Last October, Trump claimed victory when the WTO green-lighted retaliatory measures against $7.5 billion in EU goods to compensate for what the body decided were illegal subsidies for Airbus. It was the largest arbitration award in WTO history and came despite Trump’s repeated claims that the organization is “always f—ing” America. The USTR promptly announced its intention to tax everything from French wine to cheese to whisky to olives, pork, butter and yogurt. Europe made it clear they would retaliate in 2020 once a parallel dispute involving Boeing is adjudicated. A decision on that is due next month. In June, Lighthizer threatened to deploy ongoing “carousel” tariffs, an especially pernicious strategy that involves changing what categories of products are subject to duties. Trump has, of course, variously threatened to impose punishing levies on European cars, and at one point nearly lost his patience with Emmanuel Macron over France’s digital tax.

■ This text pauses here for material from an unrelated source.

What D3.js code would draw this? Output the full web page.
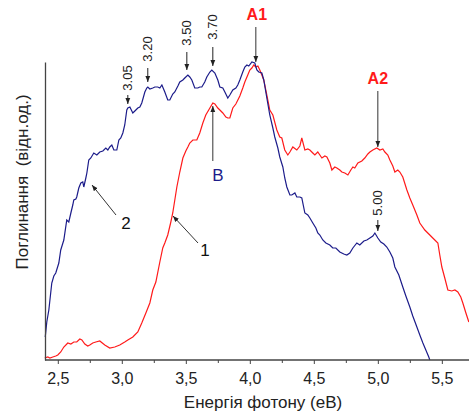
<!DOCTYPE html>
<html>
<head>
<meta charset="utf-8">
<script src="https://cdn.jsdelivr.net/npm/d3@7"></script>
<style>
  html, body { margin: 0; padding: 0; background: #fff; }
  svg { display: block; }
  svg text { font-family: "Liberation Sans", Arial, sans-serif; }
</style>
</head>
<body>
<svg id="chart" width="469" height="419"></svg>
<script>
// ---- Data (photon energy in eV, absorption in relative units) ----
const xTicks = [2.5, 3.0, 3.5, 4.0, 4.5, 5.0, 5.5];
const xMinorTicks = [2.75, 3.25, 3.75, 4.25, 4.75, 5.25];

// Curve 2 (blue)
const blueE = [2.402,2.414,2.430,2.453,2.469,2.484,2.508,2.523,2.547,2.570,2.586,2.602,2.617,2.625,2.641,2.648,2.664,2.680,2.695,2.703,2.719,2.727,2.742,2.758,2.781,2.805,2.828,2.852,2.875,2.891,2.906,2.922,2.938,2.961,2.977,2.992,3.008,3.023,3.039,3.047,3.063,3.086,3.102,3.125,3.141,3.156,3.180,3.195,3.203,3.219,3.242,3.258,3.281,3.297,3.313,3.336,3.359,3.375,3.398,3.414,3.438,3.453,3.477,3.492,3.516,3.531,3.547,3.570,3.594,3.609,3.625,3.648,3.664,3.688,3.703,3.727,3.750,3.766,3.789,3.805,3.828,3.844,3.867,3.891,3.906,3.922,3.945,3.961,3.977,3.992,4.016,4.039,4.055,4.070,4.094,4.109,4.133,4.156,4.180,4.195,4.219,4.234,4.258,4.273,4.289,4.313,4.328,4.352,4.367,4.391,4.406,4.430,4.453,4.469,4.492,4.516,4.531,4.547,4.570,4.594,4.625,4.648,4.672,4.703,4.734,4.758,4.781,4.805,4.836,4.859,4.891,4.914,4.938,4.961,4.977,5.000,5.023,5.047,5.070,5.094,5.117,5.133,5.164,5.195,5.219,5.250,5.273,5.305,5.328,5.352,5.375,5.398,5.406];
const blueA = [23,38,50,77,84,87,97,110,120,140,138,147,155,160,161,163,172,177,178,173,182,187,200,202,207,205,208,209,212,210,213,215,210,210,220,222,227,235,250,252,253,247,249,252,253,257,268,272,273,271,272,273,273,272,275,268,260,260,266,268,274,278,280,282,285,283,280,272,272,273,273,278,283,288,290,287,280,273,272,268,262,265,270,272,275,280,288,293,295,294,298,297,290,288,287,280,262,245,232,223,212,203,193,182,173,165,165,167,163,163,162,147,145,142,137,132,127,125,120,117,115,112,112,108,106,105,107,112,117,115,119,120,122,124,127,122,118,116,113,108,102,93,85,73,64,53,44,33,25,17,10,3,0];

// Curve 1 (red)
const redE = [2.398,2.422,2.438,2.461,2.484,2.500,2.523,2.547,2.578,2.602,2.625,2.648,2.672,2.688,2.711,2.734,2.750,2.773,2.797,2.828,2.867,2.906,2.945,2.984,3.023,3.047,3.086,3.125,3.156,3.188,3.219,3.242,3.266,3.297,3.320,3.336,3.359,3.383,3.398,3.414,3.430,3.453,3.477,3.500,3.516,3.531,3.555,3.586,3.609,3.633,3.656,3.688,3.711,3.727,3.750,3.766,3.789,3.813,3.828,3.844,3.867,3.891,3.922,3.945,3.961,3.984,4.000,4.016,4.031,4.047,4.063,4.078,4.094,4.109,4.133,4.156,4.180,4.211,4.234,4.250,4.273,4.297,4.313,4.336,4.367,4.391,4.406,4.430,4.453,4.469,4.492,4.508,4.531,4.563,4.586,4.602,4.625,4.641,4.664,4.680,4.703,4.719,4.742,4.766,4.789,4.805,4.820,4.844,4.875,4.898,4.922,4.938,4.961,4.992,5.016,5.039,5.055,5.078,5.094,5.117,5.133,5.156,5.172,5.195,5.227,5.250,5.273,5.305,5.328,5.367,5.406,5.445,5.469,5.484,5.500,5.523,5.547,5.578,5.602,5.625,5.648,5.664,5.688,5.711];
const redA = [2,3,2,3,4,5,8,13,17,16,18,18,21,20,16,14,15,17,18,19,15,12,13,15,18,20,23,28,37,47,57,70,78,98,112,117,125,138,147,160,173,188,202,209,213,217,220,220,227,237,245,252,257,256,252,250,247,243,242,242,252,256,264,272,278,285,290,292,295,293,294,290,285,280,265,250,245,230,223,222,210,205,208,213,210,214,222,210,211,210,207,205,208,202,204,203,197,190,193,192,190,188,187,185,190,193,192,197,199,202,206,208,210,212,210,211,208,205,200,194,188,190,188,183,170,162,155,145,137,130,125,120,117,105,93,82,70,69,70,68,63,57,47,38];

// Peak annotations (energy, label)
const peakLabels = ["3.05", "3.20", "3.50", "3.70", "5.00"];
const peakE = [3.047, 3.203, 3.508, 3.711, 5.000];

// ---- Drawing ----
const FONT = '"Liberation Sans", Arial, sans-serif';
const svg = d3.select("#chart");
const x = d3.scaleLinear().domain([2.4, 5.72]).range([45, 470]);
const y = d3.scaleLinear().domain([0, 298]).range([360, 62]);

const defs = svg.append("defs");
defs.append("marker").attr("id", "ah")
  .attr("viewBox", "0 0 10 10").attr("refX", 10).attr("refY", 5)
  .attr("markerWidth", 6).attr("markerHeight", 6).attr("markerUnits", "userSpaceOnUse")
  .attr("orient", "auto")
  .append("path").attr("d", "M0,1 L10,5 L0,9 Z").attr("fill", "#222");

// Curves
const line = d3.line().x(d => x(d[0])).y(d => y(d[1]));
svg.append("path").datum(redE.map((e, i) => [e, redA[i]]))
  .attr("d", line).attr("fill", "none").attr("stroke", "#ff1a1a").attr("stroke-width", 1.2);
svg.append("path").datum(blueE.map((e, i) => [e, blueA[i]]))
  .attr("d", line).attr("fill", "none").attr("stroke", "#1c1c8a").attr("stroke-width", 1.2);

// X axis
const xAxis = svg.append("g").attr("transform", `translate(0,${y(0)})`)
  .call(d3.axisBottom(x).tickValues(xTicks).tickSize(4).tickPadding(9)
    .tickFormat(d => d3.format(".1f")(d).replace(".", ",")));
xAxis.attr("font-family", FONT);
xAxis.select(".domain").attr("stroke", "#444").attr("stroke-width", 1.3).attr("d", `M${x(2.4)},0H469`);
xAxis.selectAll(".tick line").attr("stroke", "#444");
xAxis.selectAll(".tick text").attr("font-size", 16).attr("fill", "#222").style("font-family", FONT);
const xMinor = svg.append("g").attr("transform", `translate(0,${y(0)})`)
  .call(d3.axisBottom(x).tickValues(xMinorTicks).tickSize(3).tickFormat(""));
xMinor.select(".domain").remove();
xMinor.selectAll(".tick line").attr("stroke", "#444");

// Y axis (line only)
const yAxis = svg.append("g").attr("transform", `translate(${x(2.4)},0)`)
  .call(d3.axisLeft(y).tickValues([]).tickSizeOuter(0));
yAxis.select(".domain").attr("stroke", "#444").attr("stroke-width", 1.3);

// Axis titles
svg.append("text").attr("x", 263).attr("y", 408).attr("text-anchor", "middle")
  .attr("font-size", 17).attr("fill", "#222").text("Енергія фотону (еВ)");
svg.append("text").attr("transform", "translate(28,182) rotate(-90)")
  .attr("text-anchor", "middle").attr("font-size", 17).attr("fill", "#222")
  .attr("xml:space", "preserve").style("white-space", "pre")
  .text("Поглинання  (відн.од.)");

// Peak value labels with short arrows (blue curve)
const peakText = [[78, 95, 104], [49, 68, 82], [33, 52, 70], [27, 47, 66], [203, 220, 231]];
peakE.forEach((e, i) => {
  const [ty, a0, a1] = peakText[i];
  const px = x(e);
  svg.append("line").attr("x1", px).attr("x2", px).attr("y1", a0).attr("y2", a1)
    .attr("stroke", "#222").attr("stroke-width", 1).attr("marker-end", "url(#ah)");
  svg.append("text").attr("transform", `translate(${px + 4.5},${ty}) rotate(-90)`)
    .attr("text-anchor", "middle").attr("font-size", 13).attr("fill", "#222").text(peakLabels[i]);
});

// A1, A2, B labels with arrows
function arrow(x1, y1, x2, y2, col) {
  svg.append("line").attr("x1", x1).attr("y1", y1).attr("x2", x2).attr("y2", y2)
    .attr("stroke", col || "#333").attr("stroke-width", 1).attr("marker-end", "url(#ah)");
}
svg.append("text").attr("x", x(4.047) + 1).attr("y", 20).attr("text-anchor", "middle")
  .attr("font-size", 16).attr("font-weight", "bold").attr("fill", "#ff1a1a").text("A1");
arrow(x(4.047), 27, x(4.047), 62);
svg.append("text").attr("x", x(5.0)).attr("y", 84).attr("text-anchor", "middle")
  .attr("font-size", 16).attr("font-weight", "bold").attr("fill", "#ff1a1a").text("A2");
arrow(x(5.0), 91, x(5.0), 147);
svg.append("text").attr("x", 218).attr("y", 181).attr("text-anchor", "middle")
  .attr("font-size", 17).attr("fill", "#1c1c8a").text("B");
arrow(x(3.711), 161, x(3.711), 106);

// Curve number labels
svg.append("text").attr("x", 126).attr("y", 229).attr("text-anchor", "middle")
  .attr("font-size", 17).attr("fill", "#111").text("2");
arrow(116, 215, 92, 185);
svg.append("text").attr("x", 205).attr("y", 256).attr("text-anchor", "middle")
  .attr("font-size", 17).attr("fill", "#111").text("1");
arrow(198, 243, 173, 216);
</script>
</body>
</html>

Friday’s mini deal is a microcosm of the broader trade war — unrealistic promises followed by fraught bilateral discussions which eventually yield very little in the way of results, especially by comparison to the uncertainty the frictions created along the way.
That was what counted as “headline” market news on a Friday otherwise dominated by soundbites from postmaster general Louis DeJoy’s testimony to lawmakers, who were assured the postal service is “extremely highly confident” that it can cope with what are expected to be millions of mailed-in ballots.
Speaking of “extremely highly confident”, US equities rose a fourth week, because that’s what stocks do — they go up. And you know, now that I say that sarcastically, it is true. Stocks do generally rise over time. I mention that only because in the post-financial crisis era, everyone has become so accustomed to adopting a perpetually circumspect approach to describing gains in risk assets, that we sometimes forget one simple thing: buying stocks and forgetting about them other than to make sure the dividends are being reinvested has been a good way to make a lot of money over the decades.
In US rates, Treasurys rose every session this week with the exception of Wednesday’s FOMC minutes-inspired selloff.
10-year yields were richer by 7bps on the week (green below). The rally comes on the heels of the biggest weekly selloff since June as the market digested a supply deluge earlier this month (red in the figure).
The 5s30s flattened 7bps. Next week brings a virtual version of Jackson Hole, and all eyes and ears will be trained on Jerome Powell, who will presumably attempt to communicate something about hotly-anticipated changes to the Fed’s inflation framework.
“We remain comfortable with the prevailing range of 50-72 bp in 10s and in light of the realities of the global economic outlook selling any attempt to breakout into a lower-rate environment or buying a spike in yields has been, and will remain, the most prudent strategy until autumn arrives”, BMO’s Ian Lyngen, Benjamin Jeffery, and Jon Hill wrote Friday.
This week’s US data painted a mixed picture of the world’s largest economy, as regional Fed surveys suggested activity is slowing and US jobless claims climbed back above 1 million, while the housing market remains robust and PMIs came in better than anticipated Friday.
“Looking ahead, the sequential improvement story could be in for a bit of a challenge in the coming couple of months [as] various ‘real time’ activity indicators, such as Google mobility data and US consumer spending and small business revenue trackers, have recently started to tread water”, Nordea’s Andreas Steno Larsen said. “They are not falling in any dramatic way, but it seems that the period of positive data surprises could come to an end, which historically has meant setbacks for risky assets”.
Oil managed a third weekly gain despite slipping headed into the weekend.
Notably, drilling appears to be making a comeback as crude prices show continued signs of stabilization. The US oil rig count rose by 11 this week, Baker Hughes said Friday.
“Frack activity reached a bottom in the second quarter’, Halliburton CEO Jeff Miller told Bloomberg. “I think we’ll see drilling activity reach a bottom in the third quarter and then some modest recovery”.
Gold fell a second week, which is somewhat disappointing for bulls given the boost sentiment got on Monday from the disclosure of Berkshire’s stake in Barrick. The dollar edged higher.
Ultimately, market participants are now awaiting the next catalyst — or the next shoe to drop, if you’re the pessimistic type.
For what it’s worth, BofA’s Michael Hartnett says your “peak liquidity ‘floors'” are the MOVE at 40, the VIX at 20, benchmark yields at 50bps, and high yield spreads at 500 bps. At that juncture, it might be time for a “‘peak policy’ correction”.